I want them large enough to handle hundreds of pounds of shear and tensile load, but small enough that I don't significantly weaken the 2x4 itself.
2x4's are only 1.5 inches wide. And mine are hidden behind drywall on both sides, so I'm not confident that I can hit them exactly centered. I could be off a bit if the wood has knots or the 2x4's are less than perfect.
e.g. If I was a half inch inch off from center, and drive a half inch bolt, it probably would pop out the side of the stud, right?
What's the maximum percent of a structural member's profile you'd want to drill out to install a bolt before you'd worry about reducing the strength of the member? For instance, I'm sure it would be self defeating to install a 1.25 inch diameter lag bolt in a 1.5 inch wide stud, even dead center, because the remaining wood would be so weak you could sneeze it in half.
UPDATE: I went on to test four options:
- 4" 'Traditional' lag bolts hex head
- 4" SPAX Lag bolts hex head
- 4" SPAX Pan-head Torx drive
- 4" GRK RSS Pan-head Torx drive
I made four test jigs out of 2x4's. I assembled them perpendicularly to form a t-beam, but with a 5/8 inch spacer between to create a gap in which I could measure deflection. I pre-drilled the 1.5 inch thick top beam so that it woud not grep any of the threads. I also used the same 5/8" washers with all bolts. The perpendicular 3.5 inch beam was only pre-drilled for the traditional lag bolt, as the other three did not require it. This perpendicular bean gives the threads the full thickness of a stud to screw into as it would in a residential wall.

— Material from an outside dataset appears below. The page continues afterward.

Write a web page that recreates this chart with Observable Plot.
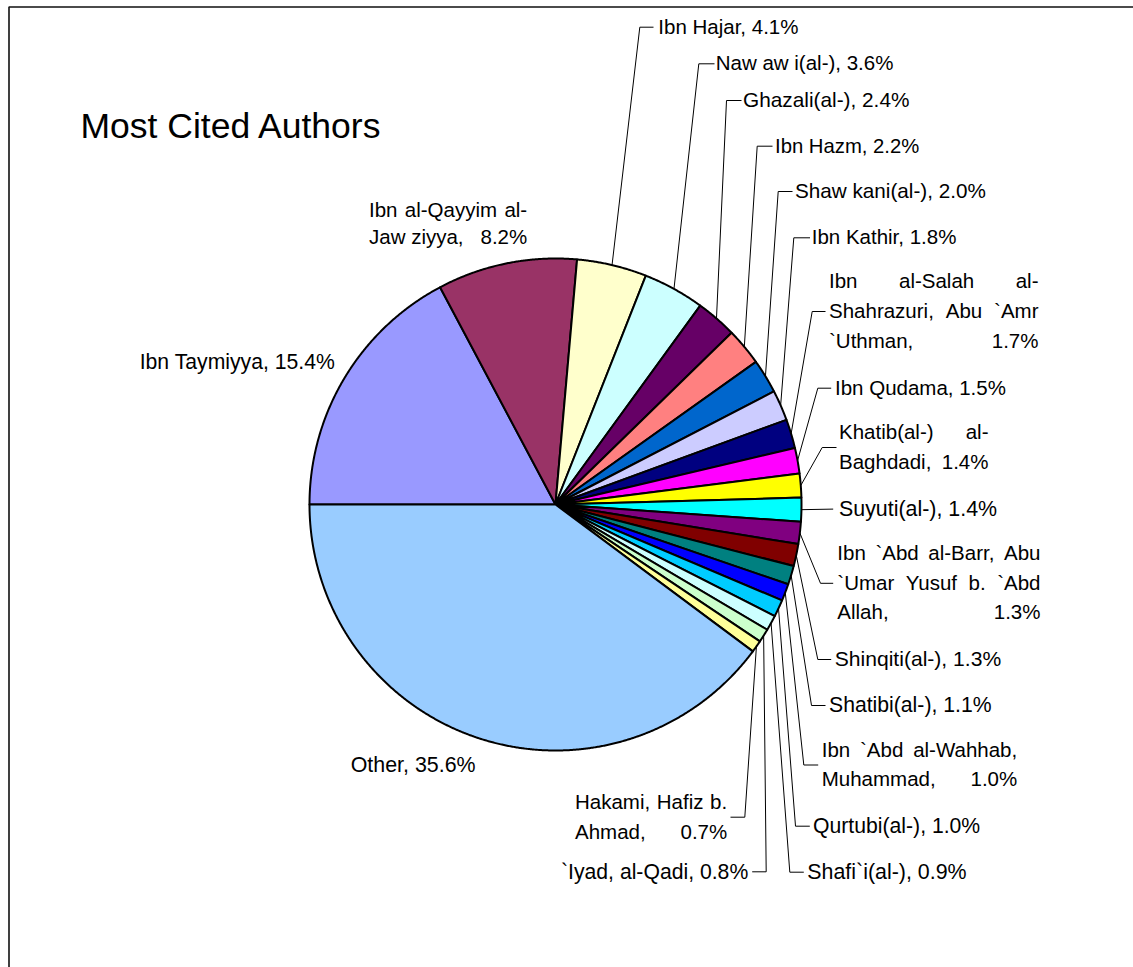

My results were as follows:
- Traditional lag bolt easily stripped out the stud and lost traction. I was not impressed and it at no point felt "tight".
- SPAX Lag got tighter, but still stripped out the wood it was drilling into quickly.
- SPAX Lag drove itself in SO tight, that it sunk that 5/8" washer 3/4 inch deep into the top stud before I backed off.
- GRK RSS sunk into the top stud about 1/4 inch before starting to strip, but it was starting to strip the base stud with enough "notice" for me to stop.
I chose the SPAX Lag as hands down the best choice. I will be using 7 along each piece of unistrut to firmly anchor each to the vertical studs, and also to the sole plates and double plates. I am confident that because of the relatively small diameter of the shaft of the SPAX Lags they will not meaningfully degrade the strength of the studs. And between their strength and the strength of the unistrut, the entire wall will be reinforced.
At this point my greatest concern is that I don't tighten them down so much that it pile drives the unistrut right through the drywall like its playdough. The SPAX lags have enough pulling force I wouldn't put it past them at this point to just crush the drywall in their way.
The GRK RSS were very stout feeling as well. I got the impression they would be better served in harder woods, or into concrete. GRK RSS felt substantially beefier than SPAX panheads. But the SPAX Panhead lags just worked out better in pine framing 2x4's.